Member of the Queensland Legislative Assembly for Everton
- In office 27 May 1972 – 7 December 1974
- Preceded by: New seat
- Succeeded by: Brian Lindsay

Personal details
- Born: Norman Francis Jones 16 August 1932 Roma, Queensland
- Died: 21 April 2017 (aged 84)
- Party: Australian Labor Party
- Spouse: Rita June Freda Turner (m.1956)
- Occupation: Building contractor, Research officer

= Gerry Jones (politician) =

Australian politician

Norman Francis Jones (16 August 1932 – 21 April 2017), known as Gerry Jones, was an Australian politician.

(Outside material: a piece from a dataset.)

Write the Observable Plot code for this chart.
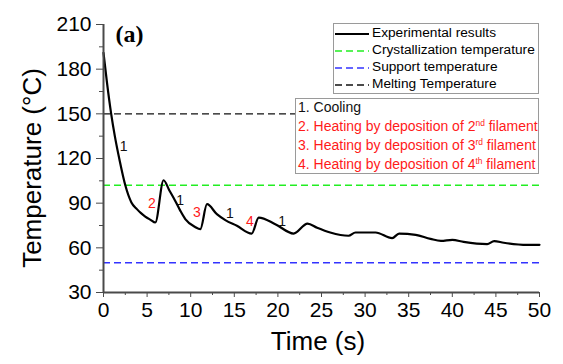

Born at Roma, Queensland, he was a research assistant before becoming state organiser of the Queensland Labor Party 1967–1972. He was elected to the Legislative Assembly of Queensland as the member for Everton at the 1972 state election, but was defeated in the landslide Labor loss of 1974. He was a Labor Party Executive Officer 1976–1977 and State Secretary 1977–1980. In 1980, he was elected to the Australian Senate as a Labor Senator for Queensland. He remained in the Senate until his retirement in 1996.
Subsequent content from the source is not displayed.